A culpa, em suma, parece reinar soberana. Os incrédulos poderão ler o excelente livro de Robert Hughes ("A Cultura da Reclamação", Companhia das Letras, 1993) e verificar que ela pode destituir a verdade, comprometer a memória, erigir-se em critério moral e mesmo decidir do juizo estético (pois a arte se torna prerrogativa da vítima). Mas será que invocar a verdade, a memória, a moral ou mesmo o gosto é uma resposta possível?

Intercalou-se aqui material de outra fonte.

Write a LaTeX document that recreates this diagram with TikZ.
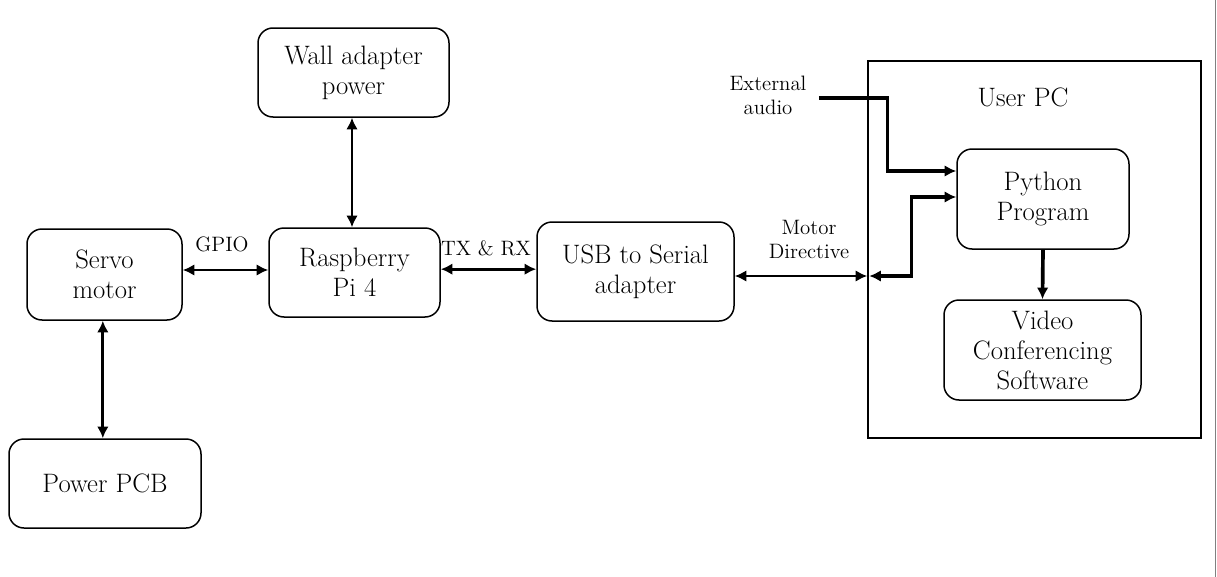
\documentclass[tikz,border=0pt]{standalone}
\usepackage{tikz}
\usetikzlibrary{arrows.meta}

\begin{document}
\begin{tikzpicture}[x=0.6pt,y=-0.6pt,
    block/.style={draw,rounded corners=9pt,line width=0.9pt,align=center,font=\fontsize{16}{18}\selectfont,inner sep=0pt},
    link/.style={line width=1.7pt,{Latex[length=7pt,width=7pt]}-{Latex[length=7pt,width=7pt]}},
    flow/.style={line width=2pt,-{Latex[length=7pt,width=7pt]}},
    tag/.style={font=\fontsize{12.5}{14.4}\selectfont,align=center}]
    \useasboundingbox (0,0) rectangle (1217,577);
    \draw [gray,line width=0.6pt] (1215,0) -- (1215,577);

    % boxes on the board side
    \node [block,minimum width=114.6pt,minimum height=53.4pt] (wall) at (353.5,72.5) {Wall adapter\\power};
    \node [block,minimum width=102.6pt,minimum height=53.4pt] (rpi) at (354.5,272.5) {Raspberry\\Pi 4};
    \node [block,minimum width=93pt,minimum height=54.6pt] (servo) at (104.5,274.5) {Servo\\motor};
    \node [block,minimum width=115.2pt,minimum height=53.4pt] (pcb) at (105,483.5) {Power PCB};
    \node [block,minimum width=118.2pt,minimum height=59.4pt] (usb) at (635.5,271.5) {USB to Serial\\adapter};

    % user PC
    \node [draw,line width=0.9pt,minimum width=199.8pt,minimum height=226.2pt] (pc) at (1034.5,249.5) {};
    \node [font=\fontsize{16}{18}\selectfont] (pcname) at (1023,97) {User PC};
    \node [block,minimum width=103.2pt,minimum height=60pt] (python) at (1043,199) {Python\\Program};
    \node [block,minimum width=118.2pt,minimum height=60pt] (video) at (1042.5,350) {Video\\Conferencing\\Software};
    \node [tag] (audio) at (768,95) {External\\audio};

    % labels
    \node [tag] (gpio) at (222,244) {GPIO};
    \node [tag] (txrx) at (486,248) {TX \& RX};
    \node [tag] (motor) at (809,239) {Motor\\Directive};

    % connectors
    \draw [link] ([xshift=-0.9pt]wall.south) -- ([xshift=-0.9pt]wall.south |- rpi.north);
    \draw [link] ([yshift=1.5pt]rpi.west) -- ([yshift=1.5pt]rpi.west -| servo.east);
    \draw [link] ([yshift=2pt]rpi.east) -- ([yshift=2pt]rpi.east -| usb.west);
    \draw [link] ([xshift=-1pt]servo.south) -- ([xshift=-1pt]servo.south |- pcb.north);
    \coordinate (md) at ([yshift=-2.7pt]usb.east -| pc.west);
    \draw [link] ([yshift=-2.7pt]usb.east) -- (md);
    \draw [link,line width=2pt] ([xshift=1.2pt]md) -- ++(42,0) |- ([yshift=1.2pt]python.west);
    \draw [flow] ([xshift=4pt,yshift=-1.8pt]audio.east) -| ([xshift=-41.4pt,yshift=16.8pt]python.west) -- ([yshift=16.8pt]python.west);
    \draw [flow,line width=2.2pt] (python.south) -- (video.north);
\end{tikzpicture}
\end{document}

Jeffrey contava e conta bobagens (por exemplo, uma cosmogonia que atribui ao judaísmo a origem da escravatura e nega sua existência na Africa islâmica e negra bem antes que o comércio ocidental se interesse em explorá-la). Seria fácil fazermo-nos aqui de paladinos da "verdade" contra uma ideologia barata. Mas, se tomássemos a defesa dos "fatos", todos –o juiz de San Francisco e os Jeffreys da vida– nos diriam provavelmente que qualquer verdade serve sempre a interesses escusos. Em outras palavras, eles nos diriam que a "justiça" deve estar acima da verdade e não o contrário.
Desse ponto de vista, os fatos ou a história como nós os contamos, de qualquer forma, sempre seriam a epopéia da qual necessitamos para dar um sentido ao nosso presente e ao nosso futuro. Entre os "Jeffreys" e nós, então, não haveria nenhuma diferença de fundo. Só se oporiam aqui diferentes versões da história americana: uma (aquela da qual seríamos acusados de ser os defensores) que alvejaria os progressos da nação, outra (a de Jeffrey) que alvejaria a separação dos negros norte-americanos, outra ainda (a do juiz de San Francisco) que alvejaria a separação social segundo as escolhas sexuais etc.
No final das contas, cada versão valeria tanto quanto as outras. E deveríamos pensar que talvez estejamos só assistindo a uma transformação do tecido social, onde decai a comunidade de destino, que é tradicionalmente uma nação –ou que quis ser, por exemplo, o proletariado– e surgem novos destinos coletivos para os quais se constróem novas histórias e novos mitos: as mulheres, os gays, os negros etc.
Se assim fosse, nossa aparente insatisfação com a desagregação social que esta transformação parece impor, não seria nada mais do que uma nostalgia babaca. Mas é legítimo se perguntar que mundo promete esta nova sensibilidade progressiva. Ou ainda se os grupos de "vítimas", que parecem se substituir, por exemplo, à classe ou à nação, anunciam, como pretendem, uma nova política, ou então testemunhem, quer se queira quer não, uma época, a nossa, onde a ação propriamente política parece cada vez mais difícil.